First, allow me to dispatch the Tahiti services. Air France, Air Tahiti Nui and French Bee all fly from Paris to Papeete. But they refuel in California (the first two in Los Angeles, the last in San Francisco) so I regard them as a pair of international flights rather than a single domestic trip.

Next, what about the non-stop flights to the Indian Ocean “Dom” of Réunion?

Another reader asserts: “Réunion is of equal status to any department in Metropolitan France. Every bit a piece of France as Hawaii is part of the US, just further away.”

If I were to allow this, then France would take not just the first place but second and third too:

3 – Marseilles-Réunion, 5,456 miles.

2 – Paris Orly-Réunion, 5,802 miles.

1 – Paris CDG-Réunion, 5,809 miles.

But I don’t count these as domestic flights. Not because the most direct route from Paris to Réunion crosses the territory of Switzerland, Italy, Libya, Egypt, Sudan, Ethiopia, Kenya and Somalia – many internal flights use other countries’ airspace, such as Boston-Seattle over Canada and Zagreb-Dubrovnik, which spends almost all its flight over Bosnia-Herzegovina.

I rule out French overseas departments because they are outside the Schengen area (as is the UK) while metropolitan France is inside. And, to quote a traveller who returned to France from Réunion last weekend: “Passport and customs both ways, just like going to the States.” That doesn’t happen between the mainland US and Hawaii. (Incidentally, I would also class links between the UK and the Channel Islands as non-domestic, because there is a customs check coming back.)

At the other end of the argument, Stefan Paetow objects to my classifying the Hawaiian Airlines flight as a domestic service, because of the time it spends over the Pacific – almost half the journey. According to ICAO, the UN regulation of aviation, international airspace begins 12 nautical miles (14 in the imperial measure) from the US shore.

“Sorry Simon, but technically you ‘leave’ the country, enter international airspace, then cross another country’s airspace before you re-enter the country,” he writes.

“Show me the longest never leaving domestic airspace, then we talk.”

The longest flight within Russia is 4,203 miles from Petropavlovsk at the southern end of the Kamchatka Peninsula to Moscow. But if international waters are not to be counted, then it must be excluded. It flies over a patch of the Sea of Okhotsk and (depending on the prevailing winds) a sliver of Arctic Ocean.

Yuzhno Sakhalinsk (on Sakhalin Island north of Japan) to Moscow is excluded for the same reason.

Nicholas Gilroy nominates Vladivostok to Moscow as the longest domestic flight that remains over national territory – and, having made the trip, I concur.

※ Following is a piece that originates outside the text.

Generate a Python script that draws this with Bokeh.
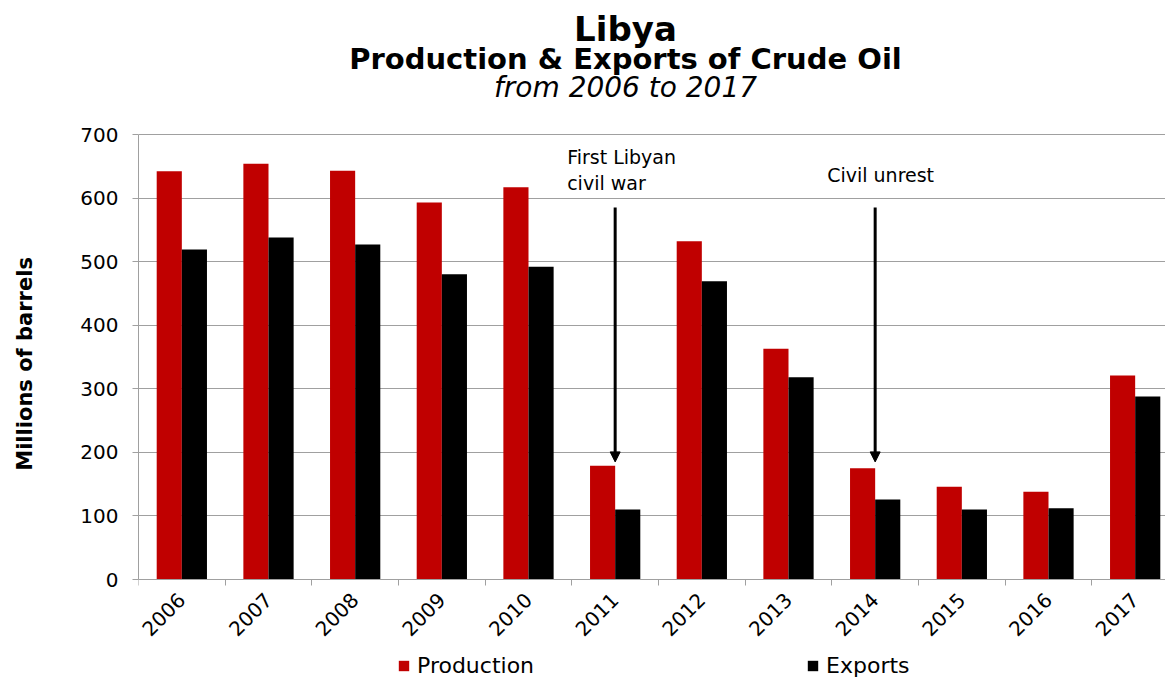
from bokeh.plotting import figure
from bokeh.models import (ColumnDataSource, FixedTicker, Legend, LegendItem, Label,
                          Arrow, NormalHead)
from bokeh.transform import dodge
from bokeh.embed import file_html
from bokeh.resources import INLINE

# ---- data ----
years = ["2006", "2007", "2008", "2009", "2010", "2011",
         "2012", "2013", "2014", "2015", "2016", "2017"]
production = [642, 654, 643, 593, 617, 179, 532, 363, 175, 146, 138, 321]
exports = [519, 538, 527, 480, 492, 110, 469, 318, 126, 110, 112, 288]
y_ticks = [0, 100, 200, 300, 400, 500, 600, 700]
event_years = ["2011", "2014"]
event_labels = ["First Libyan\ncivil war", "Civil unrest"]
arrow_from = 585
arrow_to = 185

FONT = "DejaVu Sans"
RED = "#C00000"

# layout (pixels): frame spans the full canvas height, value axis 0..700
W, H = 1165, 683
LEFT, ZERO_PX, TOP_PX = 138, 579, 134
y_max = y_ticks[-1]
units_per_px = y_max / (ZERO_PX - TOP_PX)
y_start = -(H - ZERO_PX) * units_per_px
y_end = y_max + TOP_PX * units_per_px

pos = [i + 0.5 for i in range(len(years))]
src = ColumnDataSource(dict(x=pos, year=years, production=production, exports=exports))

p = figure(width=W, height=H, x_range=(0, 11.85), y_range=(y_start, y_end),
           output_backend="svg", toolbar_location=None,
           min_border_left=LEFT, min_border_right=0, min_border_top=0,
           min_border_bottom=0)
p.outline_line_color = None

bw = 0.29
r1 = p.vbar(x=dodge("x", -bw / 2), top="production", bottom=0, width=bw, source=src,
            fill_color=RED, line_color=None)
r2 = p.vbar(x=dodge("x", bw / 2), top="exports", bottom=0, width=bw, source=src,
            fill_color="black", line_color=None)

# title block
title_cx = 625 - LEFT
for txt, base, size, style in [("Libya", 28, "34px", "bold"),
                               ("Production & Exports of Crude Oil", 58, "29px", "bold"),
                               ("from 2006 to 2017", 87, "28px", "italic")]:
    p.add_layout(Label(x=title_cx, y=H - base, x_units="screen", y_units="screen",
                       text=txt, text_font=FONT, text_font_size=size,
                       text_font_style=style, text_align="center",
                       text_baseline="alphabetic", text_color="black"))

# axes
xa = p.xaxis[0]
xa.fixed_location = 0
xa.ticker = FixedTicker(ticks=pos, minor_ticks=list(range(len(years) + 1)))
xa.major_label_overrides = {v: y for v, y in zip(pos, years)}
xa.major_label_orientation = 0.785398
xa.major_tick_out = 0
xa.major_tick_in = 0
xa.minor_tick_out = 6
xa.minor_tick_in = 0
xa.minor_tick_line_color = "#A0A0A0"
xa.axis_line_color = "#A0A0A0"
xa.major_label_text_font = FONT
xa.major_label_text_font_size = "20px"
xa.major_label_text_color = "black"
xa.major_label_standoff = 11

ya = p.yaxis[0]
ya.ticker = FixedTicker(ticks=y_ticks)
ya.bounds = (0, y_max)
# trailing no-break spaces shift the label's centre down to the 0..700 span
ya.axis_label = "Millions of barrels" + "\u00a0" * 6
ya.axis_label_text_font = FONT
ya.axis_label_text_font_size = "21px"
ya.axis_label_text_font_style = "bold"
ya.axis_label_text_color = "black"
ya.axis_label_standoff = 40
ya.major_label_text_font = FONT
ya.major_label_text_font_size = "20px"
ya.major_label_text_color = "black"
ya.major_label_standoff = 14
ya.major_tick_out = 6
ya.major_tick_in = 0
ya.minor_tick_out = 0
ya.minor_tick_in = 0
ya.major_tick_line_color = "#A0A0A0"
ya.axis_line_color = "#A0A0A0"

p.xgrid.visible = False
p.ygrid.grid_line_color = "#A0A0A0"
p.ygrid.grid_line_width = 1

# event annotations
for ev, lab, dy in zip(event_years, event_labels, [-11, -29]):
    xi = pos[years.index(ev)]
    p.add_layout(Arrow(end=NormalHead(size=10, fill_color="black", line_color="black"),
                       x_start=xi, y_start=arrow_from, x_end=xi, y_end=arrow_to,
                       line_width=3, line_color="black"))
    p.add_layout(Label(x=xi, y=y_max, x_offset=-48, y_offset=dy, text=lab,
                       text_font=FONT, text_font_size="19px", text_align="left",
                       text_baseline="top", text_color="black"))

legend = Legend(items=[LegendItem(label="Production", renderers=[r1]),
                       LegendItem(label="Exports", renderers=[r2])],
                location=(259, 5), orientation="horizontal", spacing=272,
                padding=0, margin=0, border_line_color=None, background_fill_alpha=0,
                label_text_font=FONT, label_text_font_size="22px",
                label_text_color="black", label_height=24,
                glyph_width=13, glyph_height=13, label_standoff=7)
p.add_layout(legend, "center")

open("out.html", "w").write(file_html(p, INLINE))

The most direct route from the Russian far east city would cross into Chinese airspace within minutes of take off, and would fly over the People’s Republic for over an hour. But instead Aeroflot initially follows the route of the world’s longest railway, the Trans-Siberian, which also happens to run from Vladivostok to Moscow.

The thrice-daily flight spends the first half-hour of the journey flying north-northeast (getting further away from the Russian capital, as a dog-leg to avoid Chinese airspace). The official distance is 3,986 miles, but the reality is hundreds of miles longer – with an average flight time of eight and a half hours on the Boeing 777s and Airbus A330s used for the link.

To round off the discussion: one more category that may bring yet more heckles. Longest domestic flight using a narrow-bodied aircraft? I claim victory for Ural Airlines flight 366 – from Vladivostok via the Siberian cities of Irkutsk and Yekaterinburg to St Petersburg.

You depart onboard an Airbus A320 at 10.55am, arriving four hours later at Irkutsk, where some lucky passengers get off and the plane refuels for the next four-hour hop to Yekaterinburg, the last city before the Urals. One more giant leap, taking three hours, and you are in St Petersburg. The overall journey time: 14 hours 20 minutes, far longer than the scheduled duration of the Boston-Honolulu trip that started this discussion.